10
votes

I have implemented the Job Observer Pattern using SQS and ECS. Job descriptions are pushed to the SQS queue for processing. The job processing run on an ECS Cluster within an Auto-Scaling Group running ECS Docker Tasks.

Each ECS Task does:

  1. Read message from SQS queue
  2. Execute job on data (~1 hour)
  3. Delete message
  4. Loop while there are more messages

I would like to scale down the cluster when there is no more work for each Instance, eventually to zero instances.

Looking at this similar post, the answers suggest scale-in would need to be handled outside of ASG in some way. Instances would self-scale-in, either by explicitly self-terminating or by toggling ASG Instance Protection off when there are no more messages.

This also doesn't handle the case of running multiple ECS Tasks on a single instance, as an individual task shouldn't terminate if other Tasks are running in parallel.

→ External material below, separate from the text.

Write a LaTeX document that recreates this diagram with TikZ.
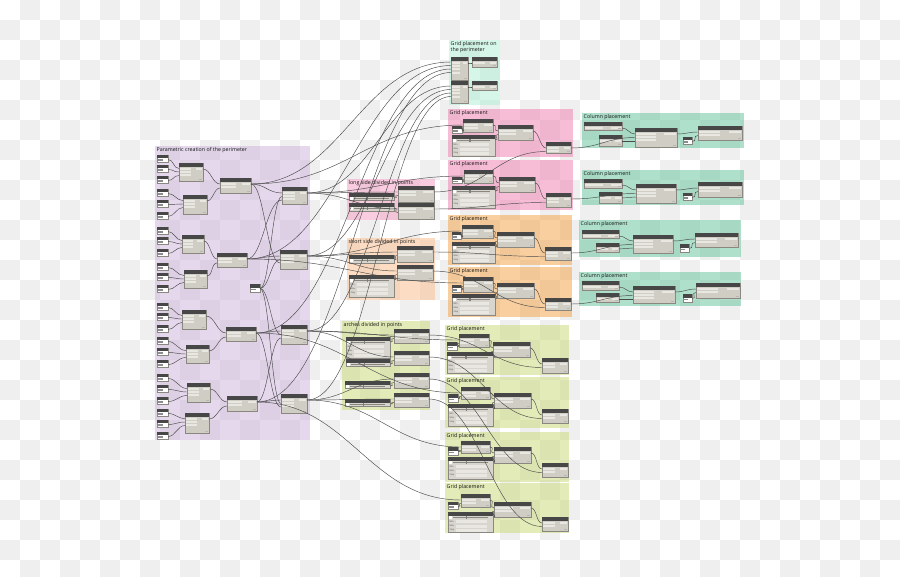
\documentclass[tikz,border=0pt]{standalone}
\usepackage{fontspec}
\setmainfont{Open Sans}
\usetikzlibrary{calc}
\definecolor{chk}{HTML}{EFEFEF}
\definecolor{gpur}{RGB}{205,179,221}
\definecolor{gmint}{RGB}{173,239,213}
\definecolor{gpink}{RGB}{241,125,175}
\definecolor{gorg}{RGB}{245,161,65}
\definecolor{gpeach}{RGB}{251,189,137}
\definecolor{gpinkl}{RGB}{245,155,195}
\definecolor{glime}{RGB}{201,217,115}
\definecolor{gteal}{RGB}{95,195,155}
\definecolor{ng}{HTML}{D0CDC5}
\definecolor{sg}{HTML}{D8D5CE}
\definecolor{nb}{HTML}{8A8781}
\definecolor{hd}{HTML}{474747}
\definecolor{rw}{HTML}{E9E7E2}
\definecolor{wirec}{HTML}{4A4A4A}
\definecolor{titc}{HTML}{151515}
\tikzset{
 wire/.style={draw=wirec, line width=0.45pt},
 dn/.style={draw=nb, fill=ng, line width=0.3pt, inner sep=0pt, outer sep=0pt, anchor=north west, rectangle},
 gtitle/.style={anchor=north west, inner sep=0pt, font=\fontsize{5.3}{6.3}\selectfont, text=titc, align=left},
 tinylab/.style={inner sep=0pt, font=\fontsize{2.2}{2.4}\selectfont, text=black!70, anchor=west},
}
\newcommand{\GRP}[7]{%
 \fill[#6, fill opacity=0.5] (#2,#3) rectangle (#4,#5);
 \node[gtitle] (#1) at (#2+1.5,#3+1.2) {#7};}
\newcommand{\DN}[6]{%
 \node[dn, minimum width={(#4-#2)*1pt}, minimum height={(#5-#3)*1pt}] (#1) at (#2,#3) {};
 \fill[hd] (#2,#3) rectangle (#4,#3+3.6);
 \foreach \k in {1,...,#6}{\fill[rw] (#2+1,{#3+4.6+(\k-1)*3.3}) rectangle ({#2+0.5*(#4-#2)},{#3+6.8+(\k-1)*3.3});}
 \fill[rw] ({#4-0.3*(#4-#2)},#3+4.6) rectangle (#4-1,#3+6.8);
 \fill[nb!60] (#4-4,#5-2) rectangle (#4-1,#5-1);}
\newcommand{\SL}[6]{%
 \node[dn, fill=sg, minimum width={(#4-#2)*1pt}, minimum height={(#5-#3)*1pt}] (#1) at (#2,#3) {};
 \fill[hd] (#2,#3) rectangle (#4,#3+3.6);
 \fill[white] (#2+1.2,#3+4.4) rectangle (#2+3.6,#3+6.8);
 \draw[nb, line width=0.3pt] (#2+5,#3+5.6) -- (#4-5,#3+5.6);
 \fill[hd!70] ({#2+0.4*(#4-#2)},#3+4.3) rectangle ({#2+0.4*(#4-#2)+1.4},#3+6.9);
 \ifnum#6=1
 \foreach \lab [count=\c] in {Min,Max,Step}{%
  \fill[rw] (#2+8,{#3+8.3+(\c-1)*4.3}) rectangle (#4-6,{#3+11.3+(\c-1)*4.3});
  \node[tinylab] (#1l\c) at (#2+1.5,{#3+9.8+(\c-1)*4.3}) {\lab};}
 \fi}
\newcommand{\IN}[5]{%
 \node[dn, fill=white, minimum width={(#4-#2)*1pt}, minimum height={(#5-#3)*1pt}] (#1) at (#2,#3) {};
 \fill[hd] (#2,#3) rectangle (#4,{#3+0.45*(#5-#3)});
 \fill[black!45] (#2+1,{#3+0.62*(#5-#3)}) rectangle ({#2+0.55*(#4-#2)},{#3+0.8*(#5-#3)});}
\newcommand{\W}[4]{\edef\wsrc{#1}\edef\wdst{#3}\draw[wire] let \p1=([yshift=-#2pt]\wsrc.north east), \p2=([yshift=-#4pt]\wdst.north west), \n1={max(6,0.45*abs(\x2-\x1))} in (\p1) .. controls +(\n1,0) and +(-\n1,0) .. (\p2);}
\begin{document}
\begin{tikzpicture}[x=1pt,y=-1pt]
\useasboundingbox (0,0) rectangle (900,576);
\clip (0,0) rectangle (900,576);
\fill[white] (0,0) rectangle (900,576);
\foreach \i in {0,...,44}{\foreach \j in {0,...,28}{\pgfmathtruncatemacro\s{mod(\i+\j,2)}\ifnum\s=1 \fill[chk] (\i*20,\j*20) rectangle ++(20,20);\fi}}
% groups
\GRP{tP}{155}{146}{310}{440}{gpur}{Parametric creation of the perimeter}
\GRP{tM}{449}{40}{500}{105}{gmint}{Grid placement on\\the perimeter}
\GRP{tG1}{448}{109}{573}{157}{gpink}{Grid placement}
\GRP{tG2}{448}{160}{573}{210}{gpink}{Grid placement}
\GRP{tLS}{347}{179}{435}{220}{gpinkl}{long side divided in points}
\GRP{tSS}{347}{238}{435}{300}{gpeach}{short side divided in points}
\GRP{tG3}{448}{215}{572}{265}{gorg}{Grid placement}
\GRP{tG4}{448}{267}{572}{317}{gorg}{Grid placement}
\GRP{tAR}{342}{321}{430}{410}{glime}{arches divided in points}
\GRP{tG5}{445}{325}{569}{375}{glime}{Grid placement}
\GRP{tG6}{445}{377}{569}{428}{glime}{Grid placement}
\GRP{tG7}{445}{432}{569}{482}{glime}{Grid placement}
\GRP{tG8}{445}{483}{569}{533}{glime}{Grid placement}
\GRP{tC1}{582}{113}{744}{148}{gteal}{Column placement}
\GRP{tC2}{582}{170}{744}{205}{gteal}{Column placement}
\GRP{tC3}{579}{220}{741}{257}{gteal}{Column placement}
\GRP{tC4}{579}{272}{741}{306}{gteal}{Column placement}
% purple group nodes
\foreach \yy [count=\q] in {155,165,176,189,200,212,227,237,249,263,273,285,303,313,325,337,348,360,374,385,397,409,420,432}{\IN{i\q}{157}{\yy}{168}{\yy+7}}
\DN{P1}{179}{163}{203}{181}{3}
\DN{P2}{183}{195}{207}{214}{3}
\DN{P3}{182}{235}{204}{253}{3}
\DN{P4}{184}{270}{207}{288}{3}
\DN{P5}{182}{310}{206}{329}{3}
\DN{P6}{186}{345}{209}{363}{3}
\DN{P7}{187}{383}{210}{402}{3}
\DN{P8}{185}{413}{209}{433}{3}
\DN{L1}{220}{178}{251}{193}{2}
\DN{L2}{217}{253}{247}{267}{2}
\DN{L3}{226}{327}{256}{341}{2}
\DN{L4}{227}{396}{257}{411}{2}
\DN{R1}{282}{187}{307}{204}{3}
\DN{R2}{280}{250}{307}{269}{3}
\DN{R3}{281}{325}{307}{344}{3}
\DN{R4}{281}{394}{307}{413}{3}
\IN{X}{250}{284}{260}{292}
% mint
\DN{A}{451}{57}{468}{80}{4}
\DN{B}{472}{57}{497}{67}{1}
\DN{C}{451}{81}{468}{103}{4}
\DN{D}{472}{81}{497}{90}{1}
% long / short / arches
\SL{LSs1}{349}{193}{394}{200}{0}
\SL{LSs2}{349}{203}{394}{211}{0}
\DN{LSa}{398}{186}{434}{202}{2}
\DN{LSb}{398}{203}{434}{219}{2}
\SL{SSs1}{349}{255}{394}{263}{0}
\SL{SSs2}{349}{275}{394}{297}{1}
\DN{SSa}{397}{246}{433}{262}{2}
\DN{SSb}{397}{265}{433}{280}{2}
\SL{ARs1}{346}{337}{390}{358}{1}
\SL{ARs2}{346}{359}{390}{366}{0}
\SL{ARs3}{345}{381}{390}{388}{0}
\SL{ARs4}{345}{399}{390}{406}{0}
\DN{ARa}{394}{329}{429}{343}{2}
\DN{ARb}{394}{351}{429}{365}{2}
\DN{ARc}{394}{373}{429}{388}{2}
\DN{ARd}{394}{393}{429}{407}{2}
% grid groups
\foreach \k/\ia/\ib/\ic/\id/\ga/\gb/\gc/\gd/\sa/\sb/\sc/\sd/\ma/\mb/\mc/\md/\ra/\rb/\rc/\rd in {
1/452/126/462/133/463/119/493/132/452/135/495/156/498/125/533/140/546/142/571/153,
2/452/177/462/183/464/170/493/183/452/186/495/208/499/177/535/192/546/193/571/207,
3/452/232/461/239/462/225/493/238/452/242/495/263/497/232/534/247/545/247/571/260,
4/452/285/461/292/463/277/493/292/452/294/495/315/497/283/534/298/545/298/571/310,
5/447/342/457/350/459/334/489/347/447/352/493/373/493/342/530/357/542/358/568/373,
6/448/394/458/402/461/387/490/399/448/404/493/426/494/393/531/408/542/409/568/423,
7/448/447/458/455/461/441/490/453/448/457/493/479/494/447/531/463/542/463/568/477,
8/448/502/458/509/461/494/490/507/448/512/493/532/494/502/531/517/542/517/568/531}{
 \IN{gi\k}{\ia}{\ib}{\ic}{\id}
 \DN{gG\k}{\ga}{\gb}{\gc}{\gd}{2}
 \SL{gS\k}{\sa}{\sb}{\sc}{\sd}{1}
 \DN{gM\k}{\ma}{\mb}{\mc}{\md}{2}
 \DN{gR\k}{\ra}{\rb}{\rc}{\rd}{2}
}
% column groups
\foreach \k/\fa/\fb/\fc/\fd/\la/\lb/\lc/\ld/\ma/\mb/\mc/\md/\ia/\ib/\ic/\id/\ra/\rb/\rc/\rd in {
1/584/122/622/130/599/135/622/146/635/128/677/147/683/137/692/144/698/126/742/140,
2/584/179/622/188/599/192/622/203/636/184/676/203/683/193/692/200/698/182/742/197,
3/582/230/619/238/596/243/619/252/633/235/673/253/680/244/689/252/695/233/738/247,
4/582/281/619/290/596/293/619/302/633/286/675/303/683/294/692/302/696/283/740/298}{
 \DN{Ft\k}{\fa}{\fb}{\fc}{\fd}{1}
 \DN{Lv\k}{\la}{\lb}{\lc}{\ld}{1}
 \DN{Mt\k}{\ma}{\mb}{\mc}{\md}{3}
 \IN{it\k}{\ia}{\ib}{\ic}{\id}
 \DN{Rt\k}{\ra}{\rb}{\rc}{\rd}{2}
}
% ---------- wires ----------
\foreach \m in {1,...,24}{\pgfmathtruncatemacro\pp{int((\m-1)/3)+1}\pgfmathsetmacro\dd{5.5+3.5*mod(\m-1,3)}\W{i\m}{4.5}{P\pp}{\dd}}
\W{P1}{6}{L1}{6}\W{P2}{6}{L1}{10}
\W{P3}{6}{L2}{6}\W{P4}{6}{L2}{10}
\W{P5}{6}{L3}{6}\W{P6}{6}{L3}{10}
\W{P7}{6}{L4}{6}\W{P8}{6}{L4}{10}
\W{L1}{6}{R1}{6}\W{L2}{6}{R2}{6}\W{L3}{6}{R3}{6}\W{L4}{6}{R4}{6}
\W{L2}{6}{R1}{13}\W{L1}{6}{R2}{13}\W{L4}{6}{R3}{13}\W{L3}{6}{R4}{13}
\W{X}{4.5}{R1}{9.5}\W{X}{4.5}{R2}{9.5}\W{X}{4.5}{R3}{9.5}\W{X}{4.5}{R4}{9.5}
% to mint
\W{L1}{6}{A}{5}\W{L2}{6}{A}{8.5}\W{L3}{6}{A}{12}\W{L4}{6}{A}{15.5}
\W{R1}{6}{C}{5}\W{R2}{6}{C}{8.5}\W{R3}{6}{C}{12}\W{R4}{6}{C}{15.5}
\W{A}{6}{B}{6}\W{C}{6}{D}{6}
% to point groups
\W{R1}{6}{LSa}{6}\W{R1}{6}{LSb}{6}\W{LSs1}{5}{LSa}{9.5}\W{LSs2}{5}{LSb}{9.5}
\W{R2}{6}{SSa}{6}\W{R2}{6}{SSb}{6}\W{SSs1}{5}{SSa}{9.5}\W{SSs2}{5}{SSb}{9.5}
\W{R3}{6}{ARa}{6}\W{R3}{6}{ARb}{6}\W{R4}{6}{ARc}{6}\W{R4}{6}{ARd}{6}
\W{ARs1}{5}{ARa}{9.5}\W{ARs2}{5}{ARb}{9.5}\W{ARs3}{5}{ARc}{9.5}\W{ARs4}{5}{ARd}{9.5}
% to grid groups
\W{L1}{6}{gG1}{6}\W{R1}{6}{gG2}{6}\W{R2}{6}{gG3}{6}\W{L2}{6}{gG4}{6}
\W{R3}{6}{gG5}{6}\W{L3}{6}{gG6}{6}\W{R4}{6}{gG7}{6}\W{L4}{6}{gG8}{6}
\foreach \k in {1,...,8}{\W{gi\k}{4.5}{gG\k}{9.5}\W{gG\k}{6}{gM\k}{6}\W{gS\k}{5}{gM\k}{9.5}\W{gM\k}{6}{gR\k}{6}}
\W{LSa}{6}{gR1}{9.5}\W{LSb}{6}{gR2}{9.5}\W{SSa}{6}{gR3}{9.5}\W{SSb}{6}{gR4}{9.5}
\W{ARa}{6}{gR5}{9.5}\W{ARb}{6}{gR6}{9.5}\W{ARc}{6}{gR7}{9.5}\W{ARd}{6}{gR8}{9.5}
% to columns
\foreach \k in {1,...,4}{\W{Ft\k}{6}{Mt\k}{6}\W{gR\k}{6}{Mt\k}{9.5}\W{Lv\k}{6}{Mt\k}{13}\W{Mt\k}{6}{Rt\k}{6}\W{it\k}{4.5}{Rt\k}{9.5}}
\end{tikzpicture}
\end{document}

Am I limited to self scale-in and only one Task per Instance? Any way to only terminate once all ECS Tasks on an instance have exited? Any other scale-in alternatives?

3
Can you check if the instance is executing a job with a simple application installed on your instances? For example by getting the CPU/memory utilization?Mahdi

3 Answers

3
votes

You could use CloudWatch Alarms with Actions:

detect and terminate worker instances that have been idle for a certain period of time

3
votes

I ended up using:

  • A Scale Out Policy that Adds the same number of instances as pending SQS queue messages
  • A Scale In Policy that Sets to Zero instances once the SQS queue is empty
  • Enabling ASG Instance Protection at the start of the batch job and disabling it at the end

This restricts me to one batch job per instance, but worked well for my scenario.

3
votes

Another solution for the problem is the AWS Batch service announced at the end of 2016.